Picture 20 soccer fields stretching away along School Street and extending all the way down to Fresh Pond. There were cherry trees, quince bushes, apple trees, peach trees, currant bushes, and if it were spring, they would all be in bloom. 

Jacob Hittinger’s grandson, also Richard, continued farming the land right into the 1950s. In 1976, Town Meeting passed a resolution honoring him for his contributions “to the Belmont community during its years of transition from a farming town to an attractive suburban community.” Richard died in 1982.

Immigrant labor was essential for harvesting. On the Hittinger farm, according to a Chamber of Commerce report, “from 25 to 75 helpers are employed in taking care of the farm, the larger number being employed during the fruit season when pickers are needed.” Some seasonal laborers in Belmont probably came up from the North End, and some lived in Waverley Square or in the neighborhoods east of Clay Pit Pond.

Belmont’s 20th-century Farms

Clearly we can think of Belmont before 1950 as a community in which farming and housing development were of similar weight and significance. In 1916, when Joe Errico was beginning to harvest onions at the Shaw Estate, William Poole was selling to developers the 21 acres, no doubt orchards, he had bought in 1904 and 1910 on the corner of Common and Washington. In 1925, when the Wellington Market Gardeners land was sold for housing, Walter Lenk was just beginning his Belmont Gardens company and the patenting of his famous Belmont gardenia. 

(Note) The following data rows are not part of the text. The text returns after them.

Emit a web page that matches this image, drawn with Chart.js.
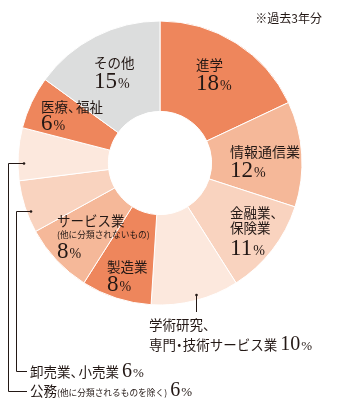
<!DOCTYPE html>
<html>
<head>
<meta charset="utf-8">
<script src="https://cdn.jsdelivr.net/npm/chart.js@4/dist/chart.umd.min.js"></script>
<style>
html,body{margin:0;padding:0;background:#fff;}
#wrap{position:relative;width:343px;height:411px;}
</style>
</head>
<body>
<div id="wrap"><canvas id="c"></canvas></div>
<script>
// ---- data ----
const categories = ['進学','情報通信業','金融業、保険業','学術研究、専門・技術サービス業','製造業','サービス業(他に分類されないもの)','卸売業、小売業','公務(他に分類されるものを除く)','医療、福祉','その他'];
const shares = [18, 12, 11, 10, 8, 8, 6, 6, 6, 15];
const note = '※過去3年分';

// ---- styles ----
const DARK = '#EE865C', MID = '#F5B899', LIGHT = '#F9D3BF', PALE = '#FCE8DD', GRAY = '#DCDDDD';
const sliceColors = [DARK, MID, LIGHT, PALE, DARK, MID, LIGHT, PALE, DARK, GRAY];
const TXT = '#231815';
const JP = '"Noto Sans CJK JP", "Noto Sans", sans-serif';
const SER = '"Liberation Serif", "DejaVu Serif", serif';
const F = {
  jp: [13.5, JP],
  jp14: [14, JP],
  sm: [8.7, JP],
  num: [23, SER],
  numS: [20, SER],
  pct: [14, SER],
  pctS: [13, SER],
  note: [12, JP]
};

// label layout: [sliceIndex, x, lines[[baselineY, parts]]], 'N' = value number, 'P' = percent sign
const labelLayout = [
  [0, 196, [[70, [['進学','jp']]], [90, [['N','num'],['P','pct']]]]],
  [1, 230, [[157, [['情報通信業','jp14']]], [177, [['N','num'],['P','pct']]]]],
  [2, 230, [[218, [['金融業、','jp']]], [233, [['保険業','jp']]], [255, [['N','num'],['P','pct']]]]],
  [3, 149, [[330, [['学術研究、','jp']]], [350, [['専門・技術サービス業 ','jp'],['N','numS'],['P','pctS']]]]],
  [4, 107, [[272, [['製造業','jp']]], [291, [['N','num'],['P','pct']]]]],
  [5, 57, [[226, [['サービス業','jp']]], [238, [['(他に分類されないもの)','sm']]], [258, [['N','num'],['P','pct']]]]],
  [6, 30, [[377, [['卸売業、小売業 ','jp'],['N','numS'],['P','pctS']]]]],
  [7, 30, [[396, [['公務','jp'],['(他に分類されるものを除く)','sm'],[' ','jp'],['N','numS'],['P','pctS']]]]],
  [8, 41, [[112, [['医療、福祉','jp']]], [130, [['N','num'],['P','pct']]]]],
  [9, 94, [[68, [['その他','jp']]], [88, [['N','num'],['P','pct']]]]]
];
const leaders = [
  [[196.5,295],[196.5,312]],
  [[31,211.5],[16.5,211.5],[16.5,371.5],[27,371.5]],
  [[24,163.5],[8.5,163.5],[8.5,391.5],[27,391.5]]
];
const dots = [[196.5,295],[31,211.5],[24,163.5]];

function drawStr(ctx, s, x, y, size) {
  // draw text with narrowed Japanese punctuation (、・)
  let cx = x;
  let buf = '';
  const flush = () => { if (buf) { ctx.fillText(buf, cx, y); cx += ctx.measureText(buf).width; buf = ''; } };
  for (const ch of s) {
    if (ch === '、') { flush(); ctx.fillText(ch, cx, y); cx += size * 0.6; }
    else if (ch === '・') { flush(); ctx.fillText(ch, cx - size * 0.25, y); cx += size * 0.5; }
    else buf += ch;
  }
  flush();
  return cx;
}

const labelPlugin = {
  id: 'labels',
  afterDraw(chart) {
    const ctx = chart.ctx;
    ctx.save();
    ctx.fillStyle = TXT;
    ctx.textBaseline = 'alphabetic';
    ctx.textAlign = 'left';
    labelLayout.forEach(([idx, x, lines]) => {
      lines.forEach(([y, parts]) => {
        let cx = x;
        parts.forEach(([t, f]) => {
          const s = t === 'N' ? String(shares[idx]) : (t === 'P' ? '%' : t);
          const [size, fam] = F[f];
          ctx.font = size + 'px ' + fam;
          cx = drawStr(ctx, s, cx, y, size) + (t === 'N' ? 1 : 0);
        });
      });
    });
    // note
    ctx.font = F.note[0] + 'px ' + F.note[1];
    ctx.textAlign = 'right';
    ctx.fillText(note, 322, 23);
    // leader lines
    ctx.strokeStyle = TXT;
    ctx.lineWidth = 1;
    leaders.forEach(pts => {
      ctx.beginPath();
      pts.forEach((p, i) => i ? ctx.lineTo(p[0], p[1]) : ctx.moveTo(p[0], p[1]));
      ctx.stroke();
    });
    dots.forEach(([dx, dy]) => {
      ctx.beginPath();
      ctx.arc(dx, dy, 1.3, 0, Math.PI * 2);
      ctx.fill();
    });
    ctx.restore();
  }
};

new Chart(document.getElementById('c'), {
  type: 'doughnut',
  data: {
    labels: categories,
    datasets: [{
      data: shares,
      backgroundColor: sliceColors,
      borderColor: '#ffffff',
      borderWidth: 1
    }]
  },
  options: {
    responsive: true,
    maintainAspectRatio: false,
    animation: false,
    events: [],
    radius: 142,
    cutout: 58,
    layout: { padding: { left: 0, right: 23, top: 0, bottom: 85 } },
    plugins: { legend: { display: false }, tooltip: { enabled: false } }
  },
  plugins: [labelPlugin]
});
</script>
</body>
</html>
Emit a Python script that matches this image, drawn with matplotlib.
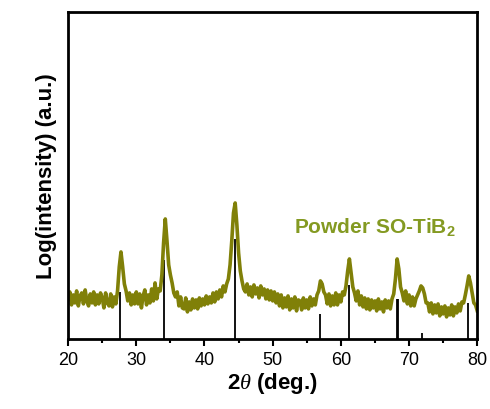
import numpy as np
import matplotlib
matplotlib.use('Agg')
import matplotlib.pyplot as plt

plt.rcParams['font.family'] = ['Liberation Sans', 'DejaVu Sans']
plt.rcParams['mathtext.fontset'] = 'custom'
plt.rcParams['mathtext.rm'] = 'Liberation Sans:bold'
plt.rcParams['mathtext.bf'] = 'Liberation Sans:bold'
plt.rcParams['mathtext.it'] = 'Liberation Serif:italic'

# measured pattern, 2theta from 20 to 80 in 0.25 deg steps (log intensity, a.u.)
two_theta = np.arange(20, 80.001, 0.25)
intensity = [
    40, 47, 34, 44,   36, 48, 33, 43,   46, 35, 49, 38,   33, 45, 36, 47,   # 20-23
    34, 44, 35, 46,   41, 31, 46, 36,   33, 45, 32, 42,   35, 48, 72, 87,   # 24-27
    72, 55, 48, 38,   46, 34, 44, 35,   47, 35, 45, 31,   43, 49, 34, 44,   # 28-31
    36, 50, 38, 56,   40, 50, 48, 64,   96, 120, 98, 74,  64, 56, 46, 42,   # 32-35
    47, 33, 42, 31,   30, 41, 27, 37,   29, 40, 31, 39,   30, 41, 33, 40,   # 36-39
    34, 43, 35, 42,   36, 46, 37, 47,   40, 49, 42, 53,   47, 55, 60, 74,   # 40-43
    98, 126, 136, 114, 86, 68, 58, 50,  47, 55, 44, 52,   42, 54, 45, 51,   # 44-47
    41, 53, 44, 50,   40, 49, 39, 48,   38, 47, 36, 45,   33, 44, 31, 41,   # 48-51
    32, 43, 29, 40,   31, 42, 28, 39,   38, 29, 41, 31,   39, 30, 42, 33,   # 52-55
    40, 34, 44, 48,   58, 55, 47, 44,   35, 45, 33, 43,   34, 46, 34, 44,   # 56-59
    37, 47, 44, 53,   68, 80, 66, 52,   46, 38, 48, 34,   43, 32, 41, 30,   # 60-63
    40, 29, 39, 31,   38, 28, 40, 30,   37, 27, 39, 31,   38, 30, 40, 45,   # 64-67
    60, 80, 70, 52,   46, 38, 48, 35,   44, 33, 42, 33,   40, 44, 48, 53,   # 68-71
    51, 45, 36, 36,   27, 36, 25, 34,   26, 35, 23, 32,   25, 33, 22, 31,   # 72-75
    24, 34, 23, 32,   26, 35, 28, 37,   36, 44, 53, 63,   56, 46, 36, 34,   # 76-79
    28,
]

# reference stick pattern (TiB2)
ref_pos = [27.62, 34.13, 44.45, 56.97, 61.14, 68.23, 68.39, 71.93, 78.66]
ref_height = [47, 79, 100, 25, 54, 40, 40, 6, 36]

fig = plt.figure(figsize=(4.9, 4.1), dpi=100)
ax = fig.add_axes([0.139, 0.171, 0.835, 0.797])

ax.vlines(ref_pos, 0, ref_height, color='black', lw=1.3)
ax.plot(two_theta, intensity, color='#808008', lw=2.6)

ax.text(0.75, 0.345, 'Powder SO-TiB$_\\mathrm{2}$', transform=ax.transAxes,
        ha='center', va='center', fontsize=15, fontweight='bold', color='#849a22')

ax.set_xlim(20, 80)
ax.set_ylim(0, 327)
ax.set_xticks(np.arange(20, 81, 10))
ax.set_xticks(np.arange(25, 80, 10), minor=True)
ax.set_yticks([])
ax.tick_params(axis='x', which='major', direction='out', length=5, width=1.5, labelsize=13)
ax.tick_params(axis='x', which='minor', direction='out', length=3, width=1.5)
for s in ax.spines.values():
    s.set_linewidth(2)

ax.set_xlabel('2$\\theta$ (deg.)', fontsize=16, fontweight='bold', labelpad=2)
ax.set_ylabel('Log(intensity) (a.u.)', fontsize=16, fontweight='bold', labelpad=8)

plt.savefig('out.png', dpi=100)
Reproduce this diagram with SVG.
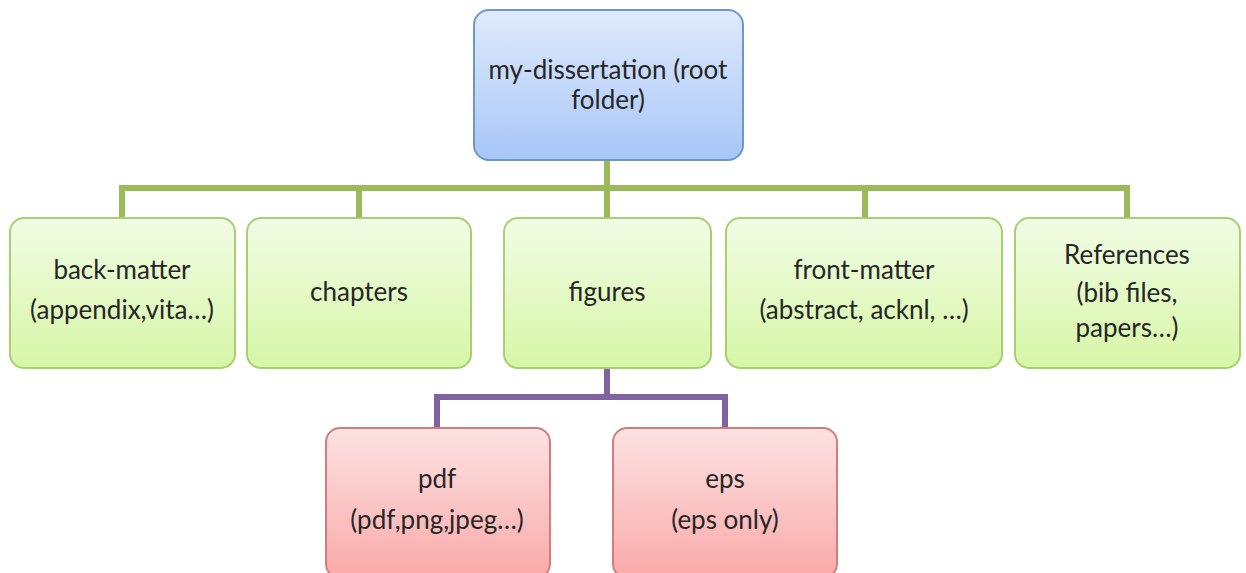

Ralph Stevens’s memory of scything hay in town is a picture of this overlapping of old and new. He recalls Farmer Thomas and his team cutting the long grasses that must have grown along the streets around town every year. “I can distinctly remember—oh this is marvelous—to see them stop every half hour [and] take out a whetstone and I can still hear the noise as they whetted and sharpened their scythes, the long bladed scythes for cutting hay.”

Jane Sherwin is a Belmont resident with an interest in Belmont’s agricultural history.